Include the line containing "const CAP_W = 0.4;" and all lines before it, repeated exactly from the listing below, without pictures.

========================

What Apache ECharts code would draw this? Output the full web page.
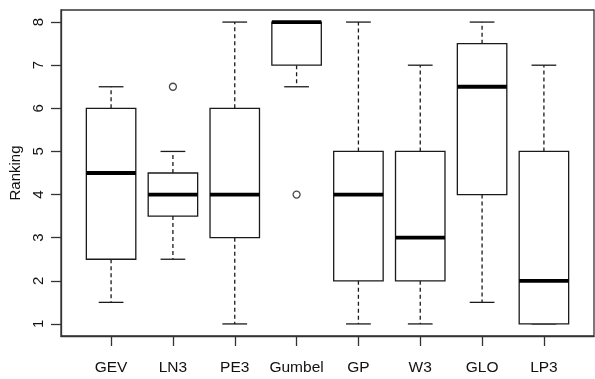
<!DOCTYPE html>
<html>
<head>
<meta charset="utf-8">
<script src="https://cdn.jsdelivr.net/npm/echarts@6/dist/echarts.min.js"></script>
<style>
  html, body { margin: 0; padding: 0; background: #fff; }
  #chart { width: 595px; height: 379px; }
</style>
</head>
<body>
<div id="chart"></div>
<script>
// Ranking of distributions: five-number summaries per distribution
const categories  = ['GEV', 'LN3', 'PE3', 'Gumbel', 'GP', 'W3', 'GLO', 'LP3'];
const whiskerLow  = [1.5, 2.5, 1, 6.5, 1, 1, 1.5, 1];
const lowerQuart  = [2.5, 3.5, 3, 7, 2, 2, 4, 1];
const medians     = [4.5, 4, 4, 8, 4, 3, 6.5, 2];
const upperQuart  = [6, 4.5, 6, 8, 5, 5, 7.5, 5];
const whiskerHigh = [6.5, 5, 8, 8, 8, 7, 8, 7];

// Points beyond the whiskers
const outlierCategory = ['LN3', 'Gumbel'];
const outlierValue    = [6.5, 4];

const yTicks = [1, 2, 3, 4, 5, 6, 7, 8];
const xTicks = categories.map((c, i) => i + 1);

const boxData = categories.map((c, i) => [
  i + 1, whiskerLow[i], lowerQuart[i], medians[i], upperQuart[i], whiskerHigh[i]
]);
const outlierData = outlierCategory.map((c, i) => [categories.indexOf(c) + 1, outlierValue[i]]);

const ink = '#1a1a1a';
const BOX_W = 0.8;   // box width in x units
const CAP_W = 0.4;   // whisker staple width in x units

function renderBox(params, api) {
  const x = api.value(0);
  const lo = api.value(1), q1 = api.value(2), md = api.value(3), q3 = api.value(4), hi = api.value(5);
  const halfBox = api.size([BOX_W, 0])[0] / 2;
  const halfCap = api.size([CAP_W, 0])[0] / 2;
  const pLo = api.coord([x, lo]), pQ1 = api.coord([x, q1]), pMd = api.coord([x, md]);
  const pQ3 = api.coord([x, q3]), pHi = api.coord([x, hi]);
  const cx = pMd[0];
  const thin = { stroke: ink, lineWidth: 1.3, fill: null };
  const dashed = { stroke: ink, lineWidth: 1.3, lineDash: [4, 3], fill: null };
  const children = [];
  if (hi > q3) {
    children.push({ type: 'line', shape: { x1: cx, y1: pQ3[1], x2: cx, y2: pHi[1] }, style: dashed });
  }
  if (lo < q1) {
    children.push({ type: 'line', shape: { x1: cx, y1: pQ1[1], x2: cx, y2: pLo[1] }, style: dashed });
  }
  children.push({ type: 'line', shape: { x1: cx - halfCap, y1: pHi[1], x2: cx + halfCap, y2: pHi[1] }, style: thin });
  children.push({ type: 'line', shape: { x1: cx - halfCap, y1: pLo[1], x2: cx + halfCap, y2: pLo[1] }, style: thin });
  children.push({
    type: 'rect',
    shape: { x: cx - halfBox, y: pQ3[1], width: 2 * halfBox, height: pQ1[1] - pQ3[1] },
    style: { stroke: ink, lineWidth: 1.3, fill: '#fff' }
  });
  children.push({
    type: 'line',
    shape: { x1: cx - halfBox, y1: pMd[1], x2: cx + halfBox, y2: pMd[1] },
    style: { stroke: '#000', lineWidth: 3.8 }
  });
  return { type: 'group', children };
}

const chart = echarts.init(document.getElementById('chart'), null, { renderer: 'canvas' });
chart.setOption({
  animation: false,
  backgroundColor: '#fff',
  textStyle: { fontFamily: 'Liberation Sans, Arial, sans-serif' },
  grid: {
    left: 61, right: 1, top: 10, bottom: 43,
    show: true, borderColor: '#333', borderWidth: 1.3, backgroundColor: 'transparent'
  },
  xAxis: {
    type: 'value',
    min: 0.19, max: 8.81,
    splitLine: { show: false },
    axisLine: { show: true, lineStyle: { color: '#333', width: 1.3 } },
    axisTick: { show: true, length: 10, customValues: xTicks, lineStyle: { color: '#333', width: 1.3 } },
    axisLabel: {
      customValues: xTicks,
      formatter: v => categories[Math.round(v) - 1] || '',
      color: '#111', fontSize: 15.5, margin: 24
    }
  },
  yAxis: {
    type: 'value',
    min: 0.72, max: 8.28,
    name: 'Ranking',
    nameLocation: 'middle',
    nameGap: 38,
    nameTextStyle: { color: '#111', fontSize: 15 },
    splitLine: { show: false },
    axisLine: { show: true, lineStyle: { color: '#333', width: 1.3 } },
    axisTick: { show: true, length: 10, customValues: yTicks, lineStyle: { color: '#333', width: 1.3 } },
    axisLabel: {
      customValues: yTicks,
      rotate: 90,
      color: '#111', fontSize: 15, margin: 15
    }
  },
  series: [
    {
      type: 'custom',
      renderItem: renderBox,
      data: boxData,
      encode: { x: 0, y: [1, 2, 3, 4, 5] },
      clip: false
    },
    {
      type: 'scatter',
      data: outlierData,
      symbol: 'circle',
      symbolSize: 7,
      itemStyle: { color: '#fff', borderColor: ink, borderWidth: 1.3 }
    }
  ]
});
</script>
</body>
</html>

========================

> Answer to this exercise:
What Apache ECharts code would draw this? Output the full web page.
<!DOCTYPE html>
<html>
<head>
<meta charset="utf-8">
<script src="https://cdn.jsdelivr.net/npm/echarts@6/dist/echarts.min.js"></script>
<style>
  html, body { margin: 0; padding: 0; background: #fff; }
  #chart { width: 595px; height: 379px; }
</style>
</head>
<body>
<div id="chart"></div>
<script>
// Ranking of distributions: five-number summaries per distribution
const categories  = ['GEV', 'LN3', 'PE3', 'Gumbel', 'GP', 'W3', 'GLO', 'LP3'];
const whiskerLow  = [1.5, 2.5, 1, 6.5, 1, 1, 1.5, 1];
const lowerQuart  = [2.5, 3.5, 3, 7, 2, 2, 4, 1];
const medians     = [4.5, 4, 4, 8, 4, 3, 6.5, 2];
const upperQuart  = [6, 4.5, 6, 8, 5, 5, 7.5, 5];
const whiskerHigh = [6.5, 5, 8, 8, 8, 7, 8, 7];

// Points beyond the whiskers
const outlierCategory = ['LN3', 'Gumbel'];
const outlierValue    = [6.5, 4];

const yTicks = [1, 2, 3, 4, 5, 6, 7, 8];
const xTicks = categories.map((c, i) => i + 1);

const boxData = categories.map((c, i) => [
  i + 1, whiskerLow[i], lowerQuart[i], medians[i], upperQuart[i], whiskerHigh[i]
]);
const outlierData = outlierCategory.map((c, i) => [categories.indexOf(c) + 1, outlierValue[i]]);

const ink = '#1a1a1a';
const BOX_W = 0.8;   // box width in x units
const CAP_W = 0.4;   // whisker staple width in x units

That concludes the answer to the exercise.